7. D'autre part, l'association de défense des libertés constitutionnelles, par la généralité de son objet social, qui est " d'assurer en France la promotion et la garantie des droits et libertés fondamentaux ", " de veiller à la séparation des pouvoirs et d'œuvrer à la protection et l'indépendance des services publics, la transparence de l'action publique et la lutte contre les conflits d'intérêts et la corruption " et de " développer et de soutenir, par tous moyens, y compris par la voie contentieuse, les actions en vue de la reconnaissance et le respect de l'effectivité des droits et libertés en France et en Europe, y compris les droits sociaux, économiques et culturels, environnementaux ou des générations futures ", ne justifie pas, en tout état de cause, d'un intérêt pour demander, dans cette même mesure, l'annulation pour excès de pouvoir du communiqué de presse litigieux.
8. Il résulte de ce qui précède que la requête présentée par l'association de défense des libertés constitutionnelles et le syndicat unité magistrats SNM FO est irrecevable et doit être rejetée par application des dispositions précitées de l'article R. 351-4 du code de justice administrative.
--------------
Article 1er : La requête de l'association de défense des libertés constitutionnelles et du syndicat unité magistrats SNM FO est rejetée.

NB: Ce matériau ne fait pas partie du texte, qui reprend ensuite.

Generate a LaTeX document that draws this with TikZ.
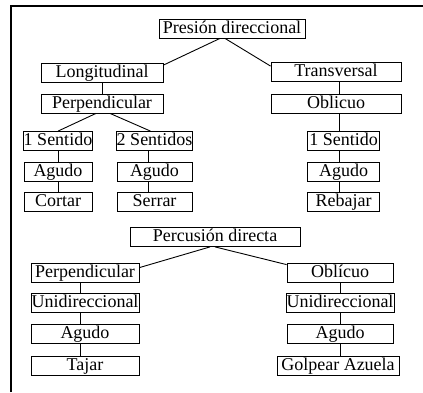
\documentclass[tikz,border=0pt]{standalone}
\usepackage{fontspec}
\setmainfont{Liberation Serif}
\usetikzlibrary{calc}
\tikzset{
  box/.style={draw=black,line width=0.8pt,inner xsep=0.5pt,inner ysep=1.5pt,
    text height=12.5pt,text depth=3.5pt,font=\fontsize{18}{20}\selectfont},
  link/.style={draw=black,line width=0.9pt},
  frame/.style={draw=black,line width=2pt},
}

\begin{document}
\begin{tikzpicture}[x=1pt,y=-1pt]
\useasboundingbox (0,0) rectangle (423,392);
\draw[frame] (11,392) -- (11,6) -- (423,6);
% column axes
\coordinate (colA) at (58,0);
\coordinate (colB) at (148,0);
\coordinate (colC) at (339.5,0);
\coordinate (colD) at (80,0);
\coordinate (colE) at (340,0);
% presion direccional
\node[box,minimum width=146pt] (pres) at (232,28.5) {Presión direccional};
\node[box,minimum width=122pt] (longi) at (102,73) {Longitudinal};
\node[box,minimum width=130pt] (trans) at (336,72) {Transversal};
\node[box,minimum width=122pt] (perpA) at (102,103.5) {Perpendicular};
\node[box,minimum width=130pt] (obliA) at (336,103.5) {Oblicuo};
\node[box,minimum width=68pt] (sentA) at (58,141) {1 Sentido};
\node[box,minimum width=75pt] (sentB) at (154.5,141) {2 Sentidos};
\node[box,minimum width=72pt] (sentC) at (343.5,141) {1 Sentido};
\node[box,minimum width=68pt] (agA) at (58,171.5) {Agudo};
\node[box,minimum width=75pt] (agB) at (154.5,171.5) {Agudo};
\node[box,minimum width=72pt] (agC) at (343.5,171.5) {Agudo};
\node[box,minimum width=68pt] (cortar) at (58,202) {Cortar};
\node[box,minimum width=75pt] (serrar) at (154.5,202) {Serrar};
\node[box,minimum width=72pt] (rebajar) at (343.5,202) {Rebajar};
% percusion directa
\node[box,minimum width=170pt] (perc) at (215,237) {Percusión directa};
\node[box,minimum width=108pt] (perpB) at (85,272.5) {Perpendicular};
\node[box,minimum width=106pt] (obliB) at (340,272.5) {Oblícuo};
\node[box,minimum width=108pt] (uniA) at (85,303) {Unidireccional};
\node[box,minimum width=106pt] (uniB) at (340,303) {Unidireccional};
\node[box,minimum width=108pt] (agD) at (85,334) {Agudo};
\node[box,minimum width=106pt] (agE) at (340,334) {Agudo};
\node[box,minimum width=108pt] (tajar) at (85,365.5) {Tajar};
\node[box,minimum width=122pt] (golpe) at (338,365.5) {Golpear Azuela};
% links
\draw[link] ([xshift=-12pt]pres.south) -- ([yshift=-2pt]longi.north east);
\draw[link] ([xshift=-7pt]pres.south) -- ([yshift=-4pt]trans.north west);
\draw[link] (longi.south) -- (perpA.north);
\draw[link] ([xshift=-6pt]perpA.south) -- (sentA.north);
\draw[link] ([xshift=8pt]perpA.south) -- ([xshift=-4pt]sentB.north);
\draw[link] ([xshift=-5pt]perc.south) -- ([yshift=-5pt]perpB.north east);
\draw[link] (perc.south) -- ([yshift=-2pt]obliB.north west);
\foreach \a/\b/\c in {sentA/agA/colA,agA/cortar/colA,sentB/agB/colB,agB/serrar/colB,
  trans/obliA/colC,obliA/sentC/colC,sentC/agC/colC,agC/rebajar/colC,
  perpB/uniA/colD,uniA/agD/colD,agD/tajar/colD,
  obliB/uniB/colE,uniB/agE/colE,agE/golpe/colE}
  \draw[link] (\a.south -| \c) -- (\b.north -| \c);
\end{tikzpicture}
\end{document}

Article 2 : La présente décision sera notifiée à l'association de défense des libertés constitutionnelles, au syndicat unité magistrats SNM FO, au garde des sceaux, ministre de la justice et au Premier ministre.
Copie en sera adressée à M. F A, Mme M O et Mme D H.
Délibéré à l'issue de la séance du 22 novembre 2021 où siégeaient : M. Rémy Schwartz, président adjoint de la Section du contentieux, présidant ; Mme P I, M. L E, Mme G K, M. B J, Mme Rozen Noguellou, conseillers d'Etat et M. Bruno Bachini, maître des requêtes-rapporteur.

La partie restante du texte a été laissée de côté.